:: Dataset extract

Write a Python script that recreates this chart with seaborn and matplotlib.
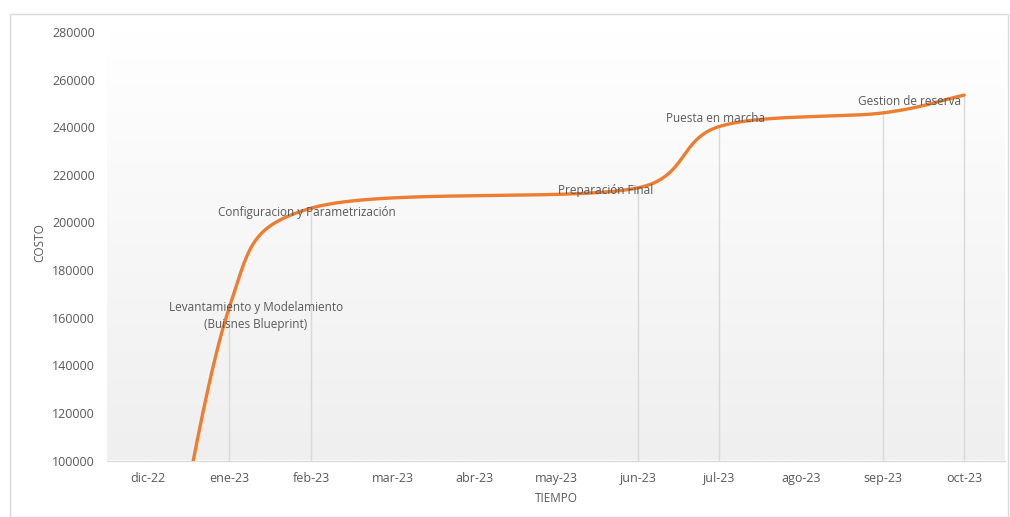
import numpy as np
import pandas as pd
import matplotlib
matplotlib.use("Agg")
import matplotlib.pyplot as plt
from matplotlib.patches import Rectangle
import seaborn as sns

# ---- data ----
months = ["dic-22", "ene-23", "feb-23", "mar-23", "abr-23", "may-23",
          "jun-23", "jul-23", "ago-23", "sep-23", "oct-23"]
point_months = ["dic-22", "ene-23", "feb-23", "jun-23", "jul-23", "sep-23", "oct-23"]
point_costs = [0, 164500, 206000, 214500, 240300, 246000, 253500]
phase_labels = ["Levantamiento y Modelamiento\n(Buisnes Blueprint)",
                "Configuracion y Parametrización",
                "Preparación Final",
                "Puesta en marcha",
                "Gestion de reserva"]
label_x = [1.32, 1.95, 5.61, 6.95, 9.33]
label_y = [160700, 204200, 213400, 243600, 250700]
y_ticks = list(range(100000, 280001, 20000))

W, H = 1010, 517
AX_L, AX_R, AX_T, AX_B = 107, 1005, 32, 460.5
XMIN, XMAX, YMIN, YMAX = -0.5, 10.5, 100000, 280000
sx = (AX_R - AX_L) / (XMAX - XMIN)
sy = (AX_B - AX_T) / (YMAX - YMIN)

# ---- Excel-style smoothed line (Bezier control points in screen space) ----
px = np.array([months.index(m) for m in point_months], dtype=float)
py = np.array(point_costs, dtype=float)
P = np.column_stack([px * sx, py * sy])
n = len(P)
curve = []
t = np.linspace(0, 1, 100)[:, None]
for i in range(n - 1):
    p0 = P[max(i - 1, 0)]
    p1, p2 = P[i], P[i + 1]
    p3 = P[min(i + 2, n - 1)]
    d12 = np.hypot(*(p2 - p1))
    v1 = (p2 - p0) * (1 / 3 if i == 0 else 1 / 6)
    v2 = (p3 - p1) * (1 / 3 if i == n - 2 else 1 / 6)
    l1, l2 = np.hypot(*v1), np.hypot(*v2)
    if l1 > d12 / 2:
        v1 = v1 * (d12 / 2) / l1
    if l2 > d12 / 2:
        v2 = v2 * (d12 / 2) / l2
    b1 = p1 + v1
    b2 = p2 - v2
    seg = ((1 - t) ** 3) * p1 + 3 * ((1 - t) ** 2) * t * b1 + 3 * (1 - t) * t ** 2 * b2 + t ** 3 * p2
    curve.append(seg if i == 0 else seg[1:])
curve = np.vstack(curve)
df = pd.DataFrame({"x": curve[:, 0] / sx, "costo": curve[:, 1] / sy})

# ---- style ----
sns.set_theme(style="white")
plt.rcParams["font.family"] = ["Open Sans", "DejaVu Sans"]
text_col = "#595959"

fig = plt.figure(figsize=(W / 100, H / 100), dpi=100)
ax = fig.add_axes([AX_L / W, (H - AX_B) / H, (AX_R - AX_L) / W, (AX_B - AX_T) / H])

# gradient background
grad = np.linspace(1.0, 0.0, 256)[:, None]
ax.imshow(grad, cmap=matplotlib.colors.LinearSegmentedColormap.from_list("g", ["#efefef", "#ffffff"]),
          extent=[XMIN, XMAX, YMIN, YMAX], aspect="auto", zorder=0, vmin=0, vmax=1)

# drop lines
for xm, v in zip(px, py):
    if v > YMIN:
        ax.plot([xm, xm], [YMIN, v], color="#d9d9d9", lw=1.0, zorder=1)

sns.lineplot(data=df, x="x", y="costo", ax=ax, color="#ED7D31", lw=2.4, sort=False, zorder=3)

for lab, lx, ly in zip(phase_labels, label_x, label_y):
    ax.text(lx, ly, lab, ha="center", va="center", fontsize=8.5, color=text_col,
            zorder=4, linespacing=1.35)

ax.set_xlim(XMIN, XMAX)
ax.set_ylim(YMIN, YMAX)
ax.set_xticks(range(len(months)))
ax.set_xticklabels(months)
ax.set_yticks(y_ticks)
ax.set_yticklabels([str(v) for v in y_ticks])
ax.tick_params(axis="both", length=0, labelsize=9, labelcolor=text_col)
ax.tick_params(axis="x", pad=8)
ax.tick_params(axis="y", pad=8.6)
for s in ["top", "right", "left"]:
    ax.spines[s].set_visible(False)
ax.spines["bottom"].set_color("#d9d9d9")
ax.spines["bottom"].set_linewidth(1.0)
ax.set_xlabel("TIEMPO", fontsize=8.5, color=text_col, labelpad=5.5)
ax.set_ylabel("COSTO", fontsize=8.5, color=text_col)
ax.yaxis.set_label_coords((46 - AX_L) / (AX_R - AX_L), (AX_B - 243) / (AX_B - AX_T))

# outer frame
fig.patches.append(Rectangle((10 / W, 0), (1008 - 10) / W, (H - 14) / H, transform=fig.transFigure,
                             fill=False, edgecolor="#d9d9d9", lw=1.0))

fig.savefig("out.png", dpi=100)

::::

## Work required
Repeat the material above word for word, please, apart from its images.

## Exercise output
Write a Python script that recreates this chart with seaborn and matplotlib.
import numpy as np
import pandas as pd
import matplotlib
matplotlib.use("Agg")
import matplotlib.pyplot as plt
from matplotlib.patches import Rectangle
import seaborn as sns

# ---- data ----
months = ["dic-22", "ene-23", "feb-23", "mar-23", "abr-23", "may-23",
          "jun-23", "jul-23", "ago-23", "sep-23", "oct-23"]
point_months = ["dic-22", "ene-23", "feb-23", "jun-23", "jul-23", "sep-23", "oct-23"]
point_costs = [0, 164500, 206000, 214500, 240300, 246000, 253500]
phase_labels = ["Levantamiento y Modelamiento\n(Buisnes Blueprint)",
                "Configuracion y Parametrización",
                "Preparación Final",
                "Puesta en marcha",
                "Gestion de reserva"]
label_x = [1.32, 1.95, 5.61, 6.95, 9.33]
label_y = [160700, 204200, 213400, 243600, 250700]
y_ticks = list(range(100000, 280001, 20000))

W, H = 1010, 517
AX_L, AX_R, AX_T, AX_B = 107, 1005, 32, 460.5
XMIN, XMAX, YMIN, YMAX = -0.5, 10.5, 100000, 280000
sx = (AX_R - AX_L) / (XMAX - XMIN)
sy = (AX_B - AX_T) / (YMAX - YMIN)

# ---- Excel-style smoothed line (Bezier control points in screen space) ----
px = np.array([months.index(m) for m in point_months], dtype=float)
py = np.array(point_costs, dtype=float)
P = np.column_stack([px * sx, py * sy])
n = len(P)
curve = []
t = np.linspace(0, 1, 100)[:, None]
for i in range(n - 1):
    p0 = P[max(i - 1, 0)]
    p1, p2 = P[i], P[i + 1]
    p3 = P[min(i + 2, n - 1)]
    d12 = np.hypot(*(p2 - p1))
    v1 = (p2 - p0) * (1 / 3 if i == 0 else 1 / 6)
    v2 = (p3 - p1) * (1 / 3 if i == n - 2 else 1 / 6)
    l1, l2 = np.hypot(*v1), np.hypot(*v2)
    if l1 > d12 / 2:
        v1 = v1 * (d12 / 2) / l1
    if l2 > d12 / 2:
        v2 = v2 * (d12 / 2) / l2
    b1 = p1 + v1
    b2 = p2 - v2
    seg = ((1 - t) ** 3) * p1 + 3 * ((1 - t) ** 2) * t * b1 + 3 * (1 - t) * t ** 2 * b2 + t ** 3 * p2
    curve.append(seg if i == 0 else seg[1:])
curve = np.vstack(curve)
df = pd.DataFrame({"x": curve[:, 0] / sx, "costo": curve[:, 1] / sy})

# ---- style ----
sns.set_theme(style="white")
plt.rcParams["font.family"] = ["Open Sans", "DejaVu Sans"]
text_col = "#595959"

fig = plt.figure(figsize=(W / 100, H / 100), dpi=100)
ax = fig.add_axes([AX_L / W, (H - AX_B) / H, (AX_R - AX_L) / W, (AX_B - AX_T) / H])

# gradient background
grad = np.linspace(1.0, 0.0, 256)[:, None]
ax.imshow(grad, cmap=matplotlib.colors.LinearSegmentedColormap.from_list("g", ["#efefef", "#ffffff"]),
          extent=[XMIN, XMAX, YMIN, YMAX], aspect="auto", zorder=0, vmin=0, vmax=1)

# drop lines
for xm, v in zip(px, py):
    if v > YMIN:
        ax.plot([xm, xm], [YMIN, v], color="#d9d9d9", lw=1.0, zorder=1)

sns.lineplot(data=df, x="x", y="costo", ax=ax, color="#ED7D31", lw=2.4, sort=False, zorder=3)

for lab, lx, ly in zip(phase_labels, label_x, label_y):
    ax.text(lx, ly, lab, ha="center", va="center", fontsize=8.5, color=text_col,
            zorder=4, linespacing=1.35)

ax.set_xlim(XMIN, XMAX)
ax.set_ylim(YMIN, YMAX)
ax.set_xticks(range(len(months)))
ax.set_xticklabels(months)
ax.set_yticks(y_ticks)
ax.set_yticklabels([str(v) for v in y_ticks])
ax.tick_params(axis="both", length=0, labelsize=9, labelcolor=text_col)
ax.tick_params(axis="x", pad=8)
ax.tick_params(axis="y", pad=8.6)
for s in ["top", "right", "left"]:
    ax.spines[s].set_visible(False)
ax.spines["bottom"].set_color("#d9d9d9")
ax.spines["bottom"].set_linewidth(1.0)
ax.set_xlabel("TIEMPO", fontsize=8.5, color=text_col, labelpad=5.5)
ax.set_ylabel("COSTO", fontsize=8.5, color=text_col)
ax.yaxis.set_label_coords((46 - AX_L) / (AX_R - AX_L), (AX_B - 243) / (AX_B - AX_T))

# outer frame
fig.patches.append(Rectangle((10 / W, 0), (1008 - 10) / W, (H - 14) / H, transform=fig.transFigure,
                             fill=False, edgecolor="#d9d9d9", lw=1.0))

fig.savefig("out.png", dpi=100)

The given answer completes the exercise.